### YOUR INSTRUCTIONS
Locate all lines with the word "matplotlib" and copy them out.

Charts and diagrams as code:
------------
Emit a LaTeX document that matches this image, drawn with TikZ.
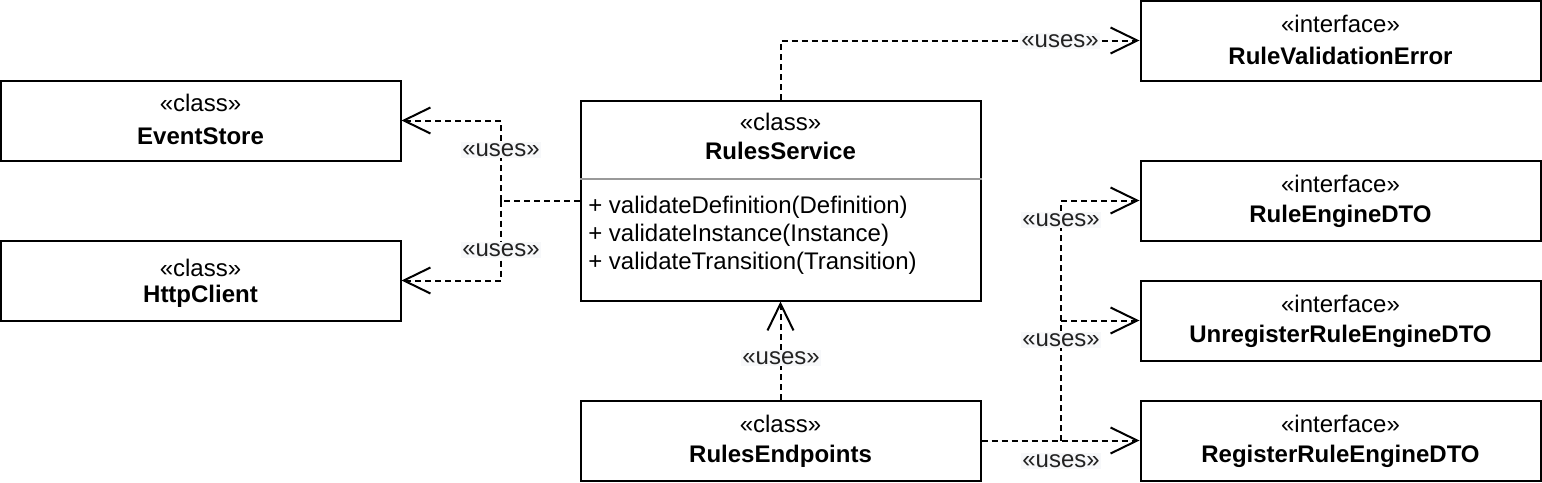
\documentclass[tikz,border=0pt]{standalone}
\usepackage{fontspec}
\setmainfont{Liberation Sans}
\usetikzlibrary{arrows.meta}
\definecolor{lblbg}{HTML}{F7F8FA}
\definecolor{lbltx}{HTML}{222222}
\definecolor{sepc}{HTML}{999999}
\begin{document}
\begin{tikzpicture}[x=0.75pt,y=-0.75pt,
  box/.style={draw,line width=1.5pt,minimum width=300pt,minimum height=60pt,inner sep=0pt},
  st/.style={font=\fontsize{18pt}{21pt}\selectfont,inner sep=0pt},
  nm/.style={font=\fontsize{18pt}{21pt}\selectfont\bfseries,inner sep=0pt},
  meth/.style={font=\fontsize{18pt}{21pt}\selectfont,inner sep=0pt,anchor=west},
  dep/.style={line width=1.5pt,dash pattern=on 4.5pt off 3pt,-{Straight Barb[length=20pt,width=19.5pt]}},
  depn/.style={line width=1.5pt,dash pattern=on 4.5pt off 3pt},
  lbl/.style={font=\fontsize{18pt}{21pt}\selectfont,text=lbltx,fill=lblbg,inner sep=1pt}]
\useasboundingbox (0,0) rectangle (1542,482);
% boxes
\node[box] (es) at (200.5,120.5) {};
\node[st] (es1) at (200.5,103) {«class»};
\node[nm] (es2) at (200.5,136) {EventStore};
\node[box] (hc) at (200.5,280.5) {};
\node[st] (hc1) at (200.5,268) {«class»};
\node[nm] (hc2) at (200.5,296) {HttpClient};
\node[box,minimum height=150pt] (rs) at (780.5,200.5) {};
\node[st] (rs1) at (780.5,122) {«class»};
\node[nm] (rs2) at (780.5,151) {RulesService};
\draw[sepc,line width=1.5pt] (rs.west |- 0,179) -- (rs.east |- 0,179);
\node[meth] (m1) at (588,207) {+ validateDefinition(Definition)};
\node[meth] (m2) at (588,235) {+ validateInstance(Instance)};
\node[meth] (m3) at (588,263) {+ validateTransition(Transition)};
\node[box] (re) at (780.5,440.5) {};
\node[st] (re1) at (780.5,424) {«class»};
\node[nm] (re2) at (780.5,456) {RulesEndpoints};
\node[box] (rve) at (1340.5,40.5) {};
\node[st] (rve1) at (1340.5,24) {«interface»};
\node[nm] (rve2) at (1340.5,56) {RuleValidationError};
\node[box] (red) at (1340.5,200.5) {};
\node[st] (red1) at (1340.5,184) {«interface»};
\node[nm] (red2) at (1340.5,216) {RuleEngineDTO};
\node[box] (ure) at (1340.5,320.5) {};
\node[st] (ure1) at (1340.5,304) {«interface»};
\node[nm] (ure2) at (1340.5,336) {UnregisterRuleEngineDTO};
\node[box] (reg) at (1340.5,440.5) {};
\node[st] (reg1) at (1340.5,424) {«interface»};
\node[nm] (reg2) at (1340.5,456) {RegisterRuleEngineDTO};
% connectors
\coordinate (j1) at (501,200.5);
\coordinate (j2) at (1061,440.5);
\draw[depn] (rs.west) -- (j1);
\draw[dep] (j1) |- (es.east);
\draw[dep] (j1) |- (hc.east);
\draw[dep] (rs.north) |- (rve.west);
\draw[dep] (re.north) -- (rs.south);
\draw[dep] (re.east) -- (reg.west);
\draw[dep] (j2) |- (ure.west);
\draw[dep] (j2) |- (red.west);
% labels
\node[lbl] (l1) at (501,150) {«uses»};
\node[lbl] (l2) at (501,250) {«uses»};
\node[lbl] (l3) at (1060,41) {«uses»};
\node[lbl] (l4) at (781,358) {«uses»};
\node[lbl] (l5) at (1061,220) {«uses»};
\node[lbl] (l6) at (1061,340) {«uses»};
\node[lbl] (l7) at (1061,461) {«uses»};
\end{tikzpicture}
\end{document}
------------
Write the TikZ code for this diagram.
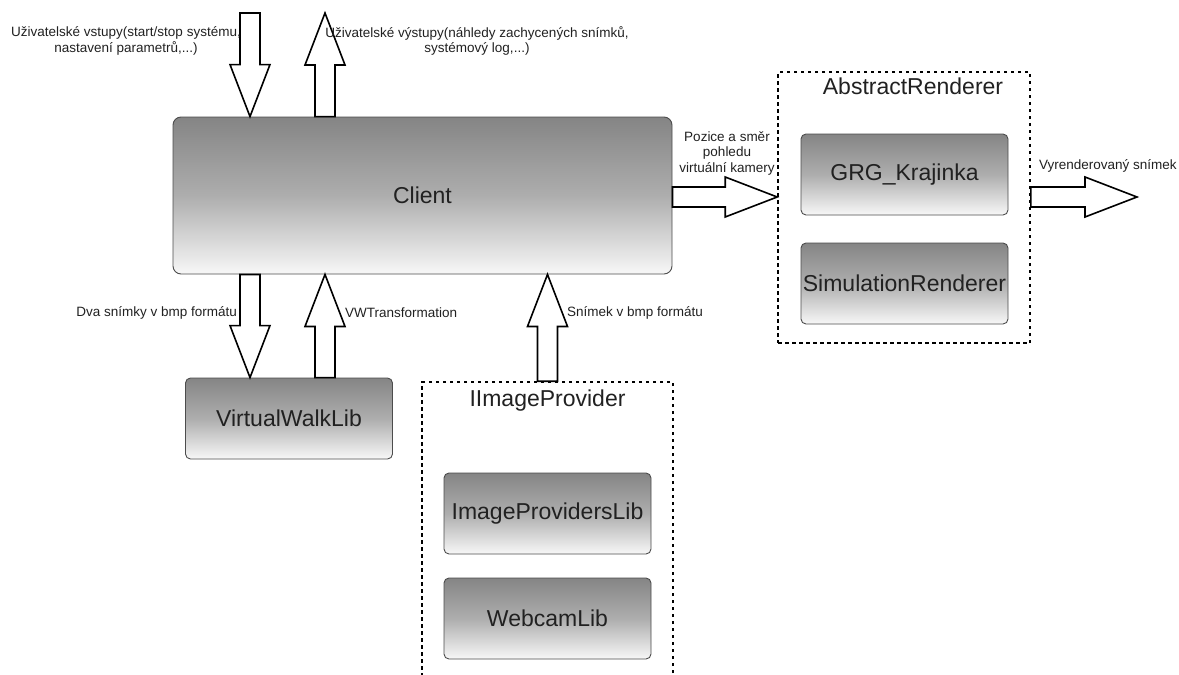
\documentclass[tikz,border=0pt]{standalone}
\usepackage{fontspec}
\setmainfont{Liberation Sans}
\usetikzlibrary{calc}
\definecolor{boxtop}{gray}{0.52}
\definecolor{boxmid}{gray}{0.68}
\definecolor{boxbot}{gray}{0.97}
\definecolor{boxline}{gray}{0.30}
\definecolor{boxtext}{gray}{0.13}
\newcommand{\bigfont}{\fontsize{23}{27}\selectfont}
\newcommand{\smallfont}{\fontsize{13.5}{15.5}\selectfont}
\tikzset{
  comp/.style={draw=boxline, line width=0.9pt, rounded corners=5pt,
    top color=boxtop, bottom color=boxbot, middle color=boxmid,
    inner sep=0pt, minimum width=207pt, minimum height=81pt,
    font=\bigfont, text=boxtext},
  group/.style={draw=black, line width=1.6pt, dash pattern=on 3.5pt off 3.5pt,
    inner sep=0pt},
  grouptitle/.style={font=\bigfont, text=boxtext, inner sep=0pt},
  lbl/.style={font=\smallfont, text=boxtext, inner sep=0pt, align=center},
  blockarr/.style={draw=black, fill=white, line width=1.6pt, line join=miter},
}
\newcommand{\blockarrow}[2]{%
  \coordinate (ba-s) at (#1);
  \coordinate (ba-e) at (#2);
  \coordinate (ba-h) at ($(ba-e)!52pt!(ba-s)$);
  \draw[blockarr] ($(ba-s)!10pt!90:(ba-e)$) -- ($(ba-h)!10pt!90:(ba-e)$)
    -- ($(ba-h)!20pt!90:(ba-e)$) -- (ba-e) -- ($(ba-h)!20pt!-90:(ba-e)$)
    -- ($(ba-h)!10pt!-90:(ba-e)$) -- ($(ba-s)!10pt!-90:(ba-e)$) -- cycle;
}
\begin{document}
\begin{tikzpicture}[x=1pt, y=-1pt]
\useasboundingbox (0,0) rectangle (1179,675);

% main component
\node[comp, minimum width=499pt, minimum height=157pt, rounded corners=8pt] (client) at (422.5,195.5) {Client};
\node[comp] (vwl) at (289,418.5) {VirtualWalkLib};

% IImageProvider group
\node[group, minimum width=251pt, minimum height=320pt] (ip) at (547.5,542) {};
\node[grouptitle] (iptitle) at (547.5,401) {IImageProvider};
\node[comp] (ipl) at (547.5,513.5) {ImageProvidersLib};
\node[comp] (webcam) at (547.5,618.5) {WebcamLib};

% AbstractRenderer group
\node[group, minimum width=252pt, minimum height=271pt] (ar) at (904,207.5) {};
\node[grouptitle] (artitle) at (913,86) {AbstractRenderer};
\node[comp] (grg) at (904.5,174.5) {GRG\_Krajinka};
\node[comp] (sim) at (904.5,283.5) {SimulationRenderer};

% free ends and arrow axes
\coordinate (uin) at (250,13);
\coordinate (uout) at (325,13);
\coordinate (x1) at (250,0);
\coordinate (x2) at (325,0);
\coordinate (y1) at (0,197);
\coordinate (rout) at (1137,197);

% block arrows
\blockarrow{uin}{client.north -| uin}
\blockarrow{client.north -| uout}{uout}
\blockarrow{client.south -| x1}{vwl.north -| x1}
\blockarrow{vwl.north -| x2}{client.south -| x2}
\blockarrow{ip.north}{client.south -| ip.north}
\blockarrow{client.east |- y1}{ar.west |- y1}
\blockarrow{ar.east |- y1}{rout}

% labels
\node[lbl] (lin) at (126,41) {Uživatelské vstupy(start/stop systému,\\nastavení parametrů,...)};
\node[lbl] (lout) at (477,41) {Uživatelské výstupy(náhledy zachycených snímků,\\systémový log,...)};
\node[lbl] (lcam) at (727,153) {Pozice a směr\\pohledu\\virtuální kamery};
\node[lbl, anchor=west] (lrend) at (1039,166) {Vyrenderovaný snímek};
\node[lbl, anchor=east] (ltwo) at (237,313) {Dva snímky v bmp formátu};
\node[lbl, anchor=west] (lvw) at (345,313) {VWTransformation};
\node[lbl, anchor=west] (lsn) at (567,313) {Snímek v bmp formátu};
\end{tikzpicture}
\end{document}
------------
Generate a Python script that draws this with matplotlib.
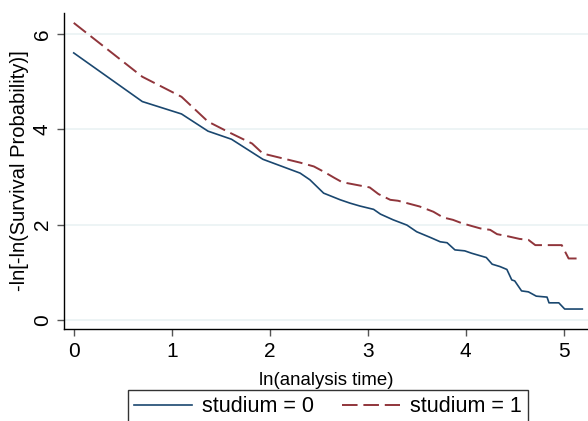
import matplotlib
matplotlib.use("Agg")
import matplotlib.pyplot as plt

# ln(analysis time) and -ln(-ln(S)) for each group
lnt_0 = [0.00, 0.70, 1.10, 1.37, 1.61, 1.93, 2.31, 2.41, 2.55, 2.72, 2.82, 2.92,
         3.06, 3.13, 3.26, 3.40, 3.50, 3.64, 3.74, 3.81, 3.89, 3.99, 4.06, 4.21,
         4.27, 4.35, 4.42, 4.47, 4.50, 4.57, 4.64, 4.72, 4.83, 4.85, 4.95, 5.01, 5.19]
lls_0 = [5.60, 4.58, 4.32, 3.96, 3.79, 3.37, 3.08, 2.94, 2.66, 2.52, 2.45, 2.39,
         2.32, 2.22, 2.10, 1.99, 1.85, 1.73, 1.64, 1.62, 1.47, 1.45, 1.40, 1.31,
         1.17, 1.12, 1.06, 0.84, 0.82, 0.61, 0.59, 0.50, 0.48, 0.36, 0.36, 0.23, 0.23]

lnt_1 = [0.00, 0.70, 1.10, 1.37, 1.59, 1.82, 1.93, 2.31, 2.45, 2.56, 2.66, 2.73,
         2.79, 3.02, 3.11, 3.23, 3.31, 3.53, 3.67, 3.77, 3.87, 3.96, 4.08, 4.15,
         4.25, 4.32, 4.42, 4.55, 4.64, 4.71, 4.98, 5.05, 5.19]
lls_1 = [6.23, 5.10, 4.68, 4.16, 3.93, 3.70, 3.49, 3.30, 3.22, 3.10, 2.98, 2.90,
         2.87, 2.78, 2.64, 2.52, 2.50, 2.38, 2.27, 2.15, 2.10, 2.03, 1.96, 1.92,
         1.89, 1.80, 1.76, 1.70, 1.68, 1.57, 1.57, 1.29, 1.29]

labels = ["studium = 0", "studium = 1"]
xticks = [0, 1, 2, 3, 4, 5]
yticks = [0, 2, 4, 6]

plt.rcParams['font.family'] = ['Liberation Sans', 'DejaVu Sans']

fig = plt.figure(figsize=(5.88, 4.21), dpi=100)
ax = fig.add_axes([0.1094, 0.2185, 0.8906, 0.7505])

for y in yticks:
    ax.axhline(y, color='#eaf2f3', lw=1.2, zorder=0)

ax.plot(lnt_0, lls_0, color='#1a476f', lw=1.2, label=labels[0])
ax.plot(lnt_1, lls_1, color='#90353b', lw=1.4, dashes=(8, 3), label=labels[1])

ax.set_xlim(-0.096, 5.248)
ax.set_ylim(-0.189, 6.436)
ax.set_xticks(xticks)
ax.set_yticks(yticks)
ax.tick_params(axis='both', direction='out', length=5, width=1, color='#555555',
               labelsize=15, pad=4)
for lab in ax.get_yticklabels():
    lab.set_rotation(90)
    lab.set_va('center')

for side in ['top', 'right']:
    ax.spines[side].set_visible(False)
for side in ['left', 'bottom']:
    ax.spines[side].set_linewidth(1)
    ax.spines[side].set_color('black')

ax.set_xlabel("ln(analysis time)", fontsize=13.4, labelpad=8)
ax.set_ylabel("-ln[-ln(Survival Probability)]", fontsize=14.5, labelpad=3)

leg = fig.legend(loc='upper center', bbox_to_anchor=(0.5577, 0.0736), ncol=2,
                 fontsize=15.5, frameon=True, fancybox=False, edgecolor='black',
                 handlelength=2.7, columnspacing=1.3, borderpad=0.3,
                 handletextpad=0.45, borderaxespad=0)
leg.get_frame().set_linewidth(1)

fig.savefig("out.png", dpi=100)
------------
### RESPONSE TO THIS EXERCISE
Generate a Python script that draws this with matplotlib.
import matplotlib
matplotlib.use("Agg")
import matplotlib.pyplot as plt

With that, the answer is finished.